The City of Boston is well-known for the Red Sox and their beloved ballpark, Fenway Park, but long before its construction the city was the home to one of most unique ballparks in the history of baseball. Organized baseball in Boston dates to the middle of the 19th century. After the Cincinnati Red Stockings dissolved following the 1871, a few members of the club went to Boston and became part of the newly formed Boston Red Stockings as charter members of the National Association of Professional Baseball Players. The club built a small wooden ballpark on a rectangular shaped lot along Columbus and Walpole Streets. This ballpark became known as South End Grounds and hosted its first game on April 6, 1871. It had a seating capacity of around 3,000. Boston played here for a number of years before tearing down the ballpark and replacing the structure with a new grander facility after the 1887 season.

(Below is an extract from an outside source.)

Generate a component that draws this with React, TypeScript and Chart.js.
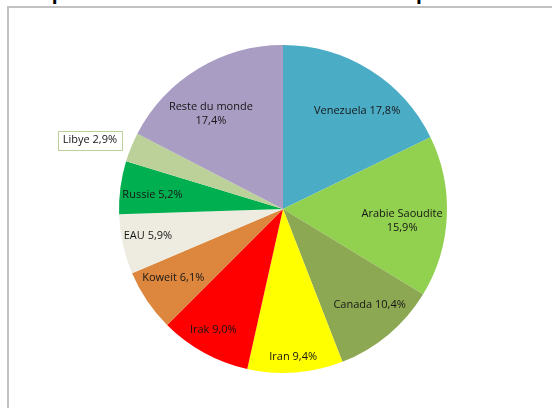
import React, { useEffect, useRef } from "react";
import { Chart, registerables } from "chart.js";

Chart.register(...registerables);

const TITLE = "Répartition des réserves mondiales de pétrole";
const categories = [
  "Venezuela",
  "Arabie Saoudite",
  "Canada",
  "Iran",
  "Irak",
  "Koweit",
  "EAU",
  "Russie",
  "Libye",
  "Reste du monde",
];
const shares = [17.8, 15.9, 10.4, 9.4, 9.0, 6.1, 5.9, 5.2, 2.9, 17.4];
const colors = [
  "#4BACC6",
  "#92D050",
  "#8DA852",
  "#FFFF00",
  "#FF0000",
  "#DC873D",
  "#EEECE1",
  "#00B050",
  "#BCD199",
  "#A99DC3",
];
// label layout: fraction of radius, angle shift (deg) from slice bisector, wrap, boxed
const labelRadius = [0.75, 0.73, 0.79, 0.905, 0.85, 0.79, 0.84, 0.8, 1.25, 0.727];
const labelShift = [5, 3.2, -2, 0.4, 1.2, 1.9, 1.1, -1.5, -2.5, -5.9];
const labelWrap = [false, true, false, false, false, false, false, false, false, true];
const labelBoxed = [false, false, false, false, false, false, false, false, true, false];

const fmt = (v: number) => v.toFixed(1).replace(".", ",") + "%";

const labelPlugin = {
  id: "sliceLabels",
  afterDatasetsDraw(chart: any) {
    const ctx = chart.ctx;
    const meta = chart.getDatasetMeta(0);
    ctx.save();
    ctx.font = "11px 'Open Sans', sans-serif";
    ctx.textAlign = "center";
    ctx.textBaseline = "middle";
    meta.data.forEach((arc: any, i: number) => {
      const p = arc.getProps(["x", "y", "startAngle", "endAngle", "outerRadius"], true);
      const mid = (p.startAngle + p.endAngle) / 2 + (labelShift[i] * Math.PI) / 180;
      const r = p.outerRadius * labelRadius[i];
      const cx = p.x + Math.cos(mid) * r;
      const cy = p.y + Math.sin(mid) * r;
      const value = fmt(shares[i]);
      const lines = labelWrap[i] ? [categories[i], value] : [categories[i] + " " + value];
      const lh = 14;
      if (labelBoxed[i]) {
        const w = Math.max(...lines.map((l) => ctx.measureText(l).width)) + 10;
        const h = lines.length * lh + 5;
        ctx.fillStyle = "#ffffff";
        ctx.fillRect(cx - w / 2, cy - h / 2, w, h);
        ctx.strokeStyle = colors[i];
        ctx.lineWidth = 1;
        ctx.strokeRect(Math.round(cx - w / 2) + 0.5, Math.round(cy - h / 2) + 0.5, Math.round(w), Math.round(h));
      }
      ctx.fillStyle = "#161616";
      lines.forEach((l, k) => {
        ctx.fillText(l, cx, cy + (k - (lines.length - 1) / 2) * lh);
      });
    });
    ctx.restore();
  },
};

export default function App() {
  const ref = useRef<HTMLCanvasElement | null>(null);
  useEffect(() => {
    if (!ref.current) return;
    const chart = new Chart(ref.current, {
      type: "pie",
      data: {
        labels: categories,
        datasets: [
          {
            data: shares,
            backgroundColor: colors,
            borderWidth: 0,
          },
        ],
      },
      options: {
        responsive: false,
        animation: false,
        devicePixelRatio: 1,
        layout: { padding: { top: 45, bottom: 35, left: 119, right: 105 } },
        plugins: {
          legend: { display: false },
          tooltip: { enabled: false },
          title: { display: false },
        },
      },
      plugins: [labelPlugin],
    });
    return () => chart.destroy();
  }, []);

  return (
    <div
      style={{
        position: "fixed",
        left: 0,
        top: 0,
        width: 552,
        height: 408,
        overflow: "hidden",
        background: "#ffffff",
      }}
    >
      <div
        style={{
          position: "absolute",
          left: 25,
          top: -18,
          fontFamily: "'Liberation Sans', Arial, sans-serif",
          fontWeight: "bold",
          fontSize: 21,
          lineHeight: "21px",
          whiteSpace: "nowrap",
          color: "#000",
        }}
      >
        {TITLE}
      </div>
      <div
        style={{
          position: "absolute",
          left: 7,
          top: 6,
          width: 600,
          height: 500,
          borderLeft: "2px solid #c2c2c2",
          borderTop: "2px solid #c2c2c2",
          boxSizing: "border-box",
        }}
      />
      <canvas
        ref={ref}
        width={552}
        height={408}
        style={{ position: "absolute", left: 0, top: 0, width: 552, height: 408 }}
      />
    </div>
  );
}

The second South End Grounds was constructed on the same site as the first one during the offseason. This ballpark was unlike any other one built at the time. It featured a double-decked grandstand around homeplate with additional seating down the baselines and bleachers in the outfield. It had a Victorian Era appearance with twin spires and turrets atop the roof of the second deck, giving the ballpark a truly medieval appearance. It had modern amenities for the day including toilet rooms and restaurants. The overall seating capacity was 6,800 and the team played their first game here on May 5, 1888. Unfortunately, this unique ballpark succumbed to the same fate as many other wooden ballparks during this era. On May 15, 1894 a fire began underneath the right field bleachers and burned the entire ballpark and many surrounding buildings to the ground.
Following the blaze the team played at Congress Street Grounds while a new ballpark was constructed. Owners of the ballpark had under-insured South End Grounds II and were unable to construct a new ballpark that was similar to the previous one. A smaller one-tiered wooden ballpark was built and the team began playing at the new South End Grounds on July 20, 1894. After the start of the 20th century the National League Boston Braves team became very successful on the field. By the early 1910s the capacity of South End Grounds was too small. The American League Boston franchise, the Red Sox, built a new ballpark, Fenway Park in 1912. During the Braves 1914 pennant season they decided to move to Fenway Park due to its larger capacity. They played their last game at South End Grounds on August 11, 1914 against Cincinnati. The Braves built a new ballpark, Braves Field, moving into it in 1915. The third iteration of the South End Grounds was demolished and the site is now part of Northeastern University.